Halbuki seller geçti üzerimizden
Bize böylesi yağmur, zaten lazımdı, dedik
Biz yağmur bulutlarıydık
Yağmurlarla ıslandık
Masalsı kahramanlardık
Gönlüm kırık
Gönül kırıklıklarına yağmur yağıyor güzelim.
Beni bıraktığından beri “Nicesin neredesin”diye, hiç sormuyorsun.
Biz o yağmurlarda hem beraber yürüdük, hem beraber ıslanmıştık. Ve o yağmurlar kutsalımızdı.
. Gönlüm kırık. Gönül kırıklıklarına yağmur yağıyor şimdi de. Ama, içinde sen yoksun. Üstelik de suskunsun.“Niye?”
&&&
Hani kavilleşmiştik. “Hiçbir yağmur, bizleri ıslatmadan yağamaz” demiştik. Hani yağan o yağmurun içinde ikimiz vardık. Hani o yağmurlar, “bizsiz”yağmayacaktı?
Gönül kırıklıklarıma, yağmur yağıyor güzelim, ama içinde sen yoksun.
Torbamda çeşit çeşit yağmurlarla, sokak sokak dolaşıp, yağmurlar dağıttım. Her seferinde “Yağmurcu geldi yağmurcu” dedikçe, torbalarım boşalırdı. Şimdi ise, kimsecikler yanaşmıyor artık: Zira o yağmurların içinde biz vardık. Ama, şimdi yokuz. “Neden”

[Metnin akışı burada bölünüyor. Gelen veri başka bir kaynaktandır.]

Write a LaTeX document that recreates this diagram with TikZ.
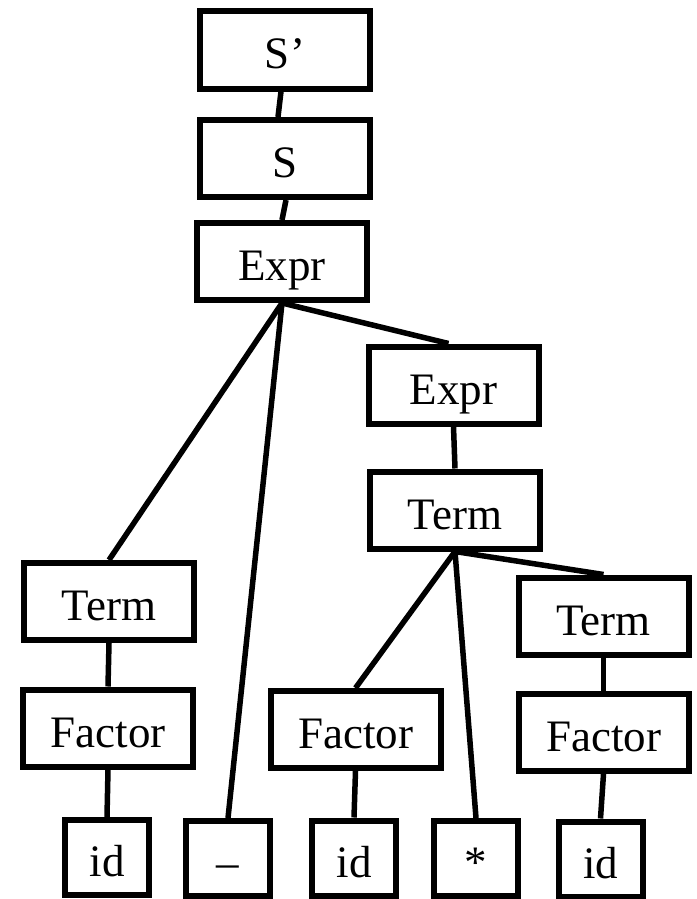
\documentclass[tikz,border=0pt]{standalone}
\usepackage{fontspec}
\setmainfont{Liberation Serif}
\begin{document}
\begin{tikzpicture}[x=1pt,y=-1pt,
  box/.style={draw=black, line width=6pt, inner sep=0pt, font=\fontsize{45}{45}\selectfont,
    text height=38pt, text depth=0pt, anchor=center},
  big/.style={box, minimum width=170pt, minimum height=77pt},
  small/.style={box, minimum width=84pt, minimum height=75pt},
  edge/.style={draw=black, line width=5.5pt}]
\useasboundingbox (0,0) rectangle (696,899);
\node[big] (sp) at (285,50) {S’};
\node[big] (s) at (285,158.5) {S};
\node[big] (e1) at (282,261.5) {Expr};
\node[big] (e2) at (453.5,385) {Expr};
\node[big] (t2) at (455,510) {Term};
\node[big] (tL) at (109,601.5) {Term};
\node[big] (tR) at (603.5,616) {Term};
\node[big] (fL) at (108,728) {Factor};
\node[big] (fM) at (355.5,729.5) {Factor};
\node[big] (fR) at (603.5,732.5) {Factor};
\node[small] (idL) at (107,857.5) {id};
\node[small] (mn) at (228,858.5) {–};
\node[small] (idM) at (354,858) {id};
\node[small] (st) at (476,858.5) {*};
\node[small] (idR) at (600.5,859) {id};
\draw[edge] ([xshift=-4pt]sp.south) -- ([xshift=-7pt]s.north);
\draw[edge] ([xshift=1pt]s.south) -- (e1.north);
\draw[edge] (e1.south) -- (tL.north);
\draw[edge] (e1.south) -- (mn.north);
\draw[edge] (e1.south) -- ([xshift=-5pt]e2.north);
\draw[edge] (e2.south) -- (t2.north);
\draw[edge] (t2.south) -- (fM.north);
\draw[edge] (t2.south) -- (st.north);
\draw[edge] (t2.south) -- (tR.north);
\draw[edge] (tL.south) -- (fL.north);
\draw[edge] (fL.south) -- (idL.north);
\draw[edge] (fM.south) -- (idM.north);
\draw[edge] (tR.south) -- (fR.north);
\draw[edge] (fR.south) -- (idR.north);
\end{tikzpicture}
\end{document}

Ah, ah. Ne güzeldi o günler, yağmurculuk oynarken.Torbamda allı, morlu, fıstiki, zeytuni, ebruli ve gök kuşaklı yağmurlarım dururken. Kapışılır giderdi. Ne “ahmak ıslatanı” kalırdı, ne“sicim gibi yağanı”, ne“kekik kokanı”, ne de “ince ince”yağanı.
Gönül, bu işte. Kırıklıklarla dolu. Üzerine yağmur yağdırdın hep. Ama içinde sen niye yoksun?
Beraber ıslandığımızda, yürek tellerimizin her birinden; önce ses geldi, sonra nefes, sonrası da biz geldik.
Bir insan sevgisiydi o göklerden yağan, ses tellerimize dokunan, ve onu seslendiren . Bunu sen anlayamadın, suspus oldun.
Hani her yağan yağmurla ıslanacaktık? Ve o yağmurlar, bizim kutsalımızdı. Islanmadıkça, ben bu hayatı neyleyim.